-- Begin Material supplied --
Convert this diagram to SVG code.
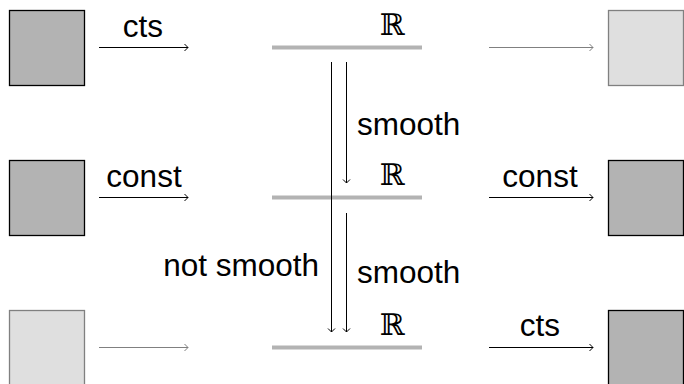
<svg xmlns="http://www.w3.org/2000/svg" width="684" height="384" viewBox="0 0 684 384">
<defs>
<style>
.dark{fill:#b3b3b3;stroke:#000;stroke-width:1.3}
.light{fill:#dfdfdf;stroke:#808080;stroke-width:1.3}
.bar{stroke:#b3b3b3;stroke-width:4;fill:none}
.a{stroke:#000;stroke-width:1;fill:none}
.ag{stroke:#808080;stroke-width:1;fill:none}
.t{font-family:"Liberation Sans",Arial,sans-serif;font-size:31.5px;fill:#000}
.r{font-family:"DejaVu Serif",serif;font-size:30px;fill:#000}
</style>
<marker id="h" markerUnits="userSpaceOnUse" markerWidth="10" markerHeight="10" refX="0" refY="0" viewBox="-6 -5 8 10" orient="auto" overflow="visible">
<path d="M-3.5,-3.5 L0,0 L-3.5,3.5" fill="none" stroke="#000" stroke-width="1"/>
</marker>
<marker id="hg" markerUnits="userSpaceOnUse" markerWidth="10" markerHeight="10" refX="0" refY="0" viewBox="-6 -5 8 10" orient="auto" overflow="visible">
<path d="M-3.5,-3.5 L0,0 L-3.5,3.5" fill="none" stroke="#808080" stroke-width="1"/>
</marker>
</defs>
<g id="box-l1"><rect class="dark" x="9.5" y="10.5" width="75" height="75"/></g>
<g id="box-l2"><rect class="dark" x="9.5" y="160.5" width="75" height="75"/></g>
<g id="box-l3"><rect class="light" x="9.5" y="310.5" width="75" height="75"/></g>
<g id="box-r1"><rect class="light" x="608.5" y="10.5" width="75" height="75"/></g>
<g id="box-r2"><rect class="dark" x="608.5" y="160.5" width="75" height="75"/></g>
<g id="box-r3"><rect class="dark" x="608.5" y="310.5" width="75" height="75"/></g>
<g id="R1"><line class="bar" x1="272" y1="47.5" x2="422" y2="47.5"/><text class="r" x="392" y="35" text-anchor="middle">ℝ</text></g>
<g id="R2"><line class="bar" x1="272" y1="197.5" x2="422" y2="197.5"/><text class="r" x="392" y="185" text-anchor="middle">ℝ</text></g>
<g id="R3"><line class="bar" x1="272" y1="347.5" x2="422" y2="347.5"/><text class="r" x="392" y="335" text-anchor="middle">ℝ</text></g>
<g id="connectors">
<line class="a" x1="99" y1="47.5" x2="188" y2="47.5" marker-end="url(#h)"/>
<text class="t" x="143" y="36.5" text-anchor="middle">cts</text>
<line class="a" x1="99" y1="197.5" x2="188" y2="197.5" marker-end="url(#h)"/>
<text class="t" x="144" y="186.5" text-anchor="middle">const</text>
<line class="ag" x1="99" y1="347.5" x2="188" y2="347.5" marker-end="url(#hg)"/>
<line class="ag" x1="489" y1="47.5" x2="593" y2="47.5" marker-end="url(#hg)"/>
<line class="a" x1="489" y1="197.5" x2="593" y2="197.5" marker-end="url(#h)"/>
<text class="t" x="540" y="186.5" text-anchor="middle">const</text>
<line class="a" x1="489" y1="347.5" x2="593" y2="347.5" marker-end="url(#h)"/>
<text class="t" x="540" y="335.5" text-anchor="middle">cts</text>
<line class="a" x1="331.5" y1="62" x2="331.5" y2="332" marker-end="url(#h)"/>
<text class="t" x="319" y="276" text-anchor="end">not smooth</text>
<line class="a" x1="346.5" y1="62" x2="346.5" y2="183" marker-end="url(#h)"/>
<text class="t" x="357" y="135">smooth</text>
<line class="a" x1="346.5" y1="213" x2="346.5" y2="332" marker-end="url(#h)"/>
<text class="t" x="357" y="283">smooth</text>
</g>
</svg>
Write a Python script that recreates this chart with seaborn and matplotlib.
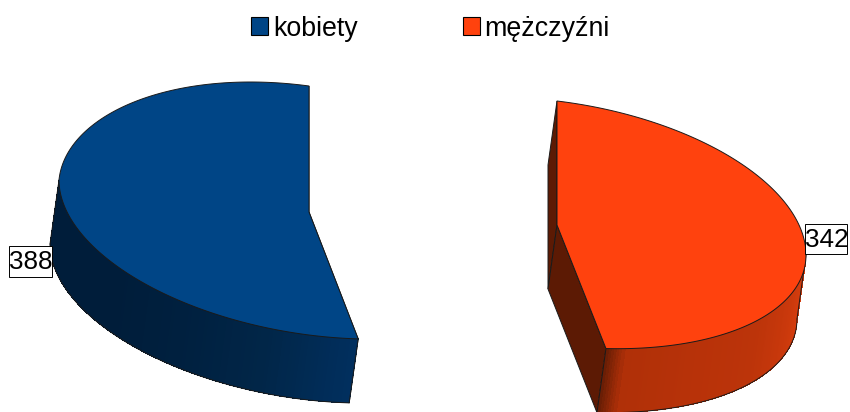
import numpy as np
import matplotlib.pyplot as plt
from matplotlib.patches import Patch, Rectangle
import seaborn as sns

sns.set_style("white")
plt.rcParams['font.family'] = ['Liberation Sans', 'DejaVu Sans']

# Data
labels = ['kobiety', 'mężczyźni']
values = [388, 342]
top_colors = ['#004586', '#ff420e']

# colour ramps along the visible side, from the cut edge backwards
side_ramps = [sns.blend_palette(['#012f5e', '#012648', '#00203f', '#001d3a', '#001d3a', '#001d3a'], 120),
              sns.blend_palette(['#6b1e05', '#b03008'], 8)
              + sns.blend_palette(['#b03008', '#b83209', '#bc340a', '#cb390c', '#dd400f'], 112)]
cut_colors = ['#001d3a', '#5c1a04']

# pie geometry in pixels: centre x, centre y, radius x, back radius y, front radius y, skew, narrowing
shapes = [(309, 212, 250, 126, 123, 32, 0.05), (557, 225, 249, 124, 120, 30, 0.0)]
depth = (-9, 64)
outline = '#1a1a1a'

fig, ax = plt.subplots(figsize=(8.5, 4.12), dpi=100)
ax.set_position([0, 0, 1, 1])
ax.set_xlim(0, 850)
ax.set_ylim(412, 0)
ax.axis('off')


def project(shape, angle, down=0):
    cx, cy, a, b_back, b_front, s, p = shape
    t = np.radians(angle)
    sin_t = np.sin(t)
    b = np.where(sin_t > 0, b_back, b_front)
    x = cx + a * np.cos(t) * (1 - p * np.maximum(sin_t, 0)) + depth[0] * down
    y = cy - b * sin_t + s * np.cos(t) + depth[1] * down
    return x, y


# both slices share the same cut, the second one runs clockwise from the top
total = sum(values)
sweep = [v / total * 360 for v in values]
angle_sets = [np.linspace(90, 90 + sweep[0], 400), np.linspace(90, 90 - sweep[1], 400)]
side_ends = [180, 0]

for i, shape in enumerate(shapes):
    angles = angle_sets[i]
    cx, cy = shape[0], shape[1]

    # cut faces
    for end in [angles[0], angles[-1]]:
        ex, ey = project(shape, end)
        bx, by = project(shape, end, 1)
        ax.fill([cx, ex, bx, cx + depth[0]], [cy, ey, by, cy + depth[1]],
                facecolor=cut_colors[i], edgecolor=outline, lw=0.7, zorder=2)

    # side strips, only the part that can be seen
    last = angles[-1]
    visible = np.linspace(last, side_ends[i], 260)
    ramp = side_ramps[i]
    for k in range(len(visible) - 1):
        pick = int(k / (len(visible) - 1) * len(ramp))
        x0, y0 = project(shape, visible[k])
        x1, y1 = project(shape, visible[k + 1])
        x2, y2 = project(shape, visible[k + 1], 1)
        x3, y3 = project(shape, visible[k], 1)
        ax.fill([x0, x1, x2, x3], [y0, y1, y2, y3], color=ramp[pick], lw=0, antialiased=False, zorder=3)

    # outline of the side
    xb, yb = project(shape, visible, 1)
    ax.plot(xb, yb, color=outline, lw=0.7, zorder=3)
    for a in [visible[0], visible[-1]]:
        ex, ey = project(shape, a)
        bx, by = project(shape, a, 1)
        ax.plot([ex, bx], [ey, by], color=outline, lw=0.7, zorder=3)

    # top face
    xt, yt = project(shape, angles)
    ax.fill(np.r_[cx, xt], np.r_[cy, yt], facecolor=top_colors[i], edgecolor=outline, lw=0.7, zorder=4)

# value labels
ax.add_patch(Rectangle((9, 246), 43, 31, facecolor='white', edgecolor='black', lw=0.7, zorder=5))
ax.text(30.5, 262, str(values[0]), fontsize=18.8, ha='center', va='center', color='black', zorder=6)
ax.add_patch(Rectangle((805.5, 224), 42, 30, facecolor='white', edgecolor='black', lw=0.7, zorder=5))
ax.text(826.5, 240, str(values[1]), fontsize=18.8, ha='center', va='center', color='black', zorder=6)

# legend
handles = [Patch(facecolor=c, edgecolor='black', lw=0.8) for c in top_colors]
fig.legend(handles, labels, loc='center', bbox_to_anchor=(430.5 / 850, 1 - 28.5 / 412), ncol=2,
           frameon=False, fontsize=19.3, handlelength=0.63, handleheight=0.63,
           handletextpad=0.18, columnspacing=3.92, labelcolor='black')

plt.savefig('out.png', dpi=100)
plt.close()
-- End Material supplied --
From the records above, give again only the part that opens with the line containing "Write a Python" and closes with the line containing "top_colors = ['#004586', '#ff420e']". Keep both ends but drop the pictures.

Write a Python script that recreates this chart with seaborn and matplotlib.
import numpy as np
import matplotlib.pyplot as plt
from matplotlib.patches import Patch, Rectangle
import seaborn as sns

sns.set_style("white")
plt.rcParams['font.family'] = ['Liberation Sans', 'DejaVu Sans']

# Data
labels = ['kobiety', 'mężczyźni']
values = [388, 342]
top_colors = ['#004586', '#ff420e']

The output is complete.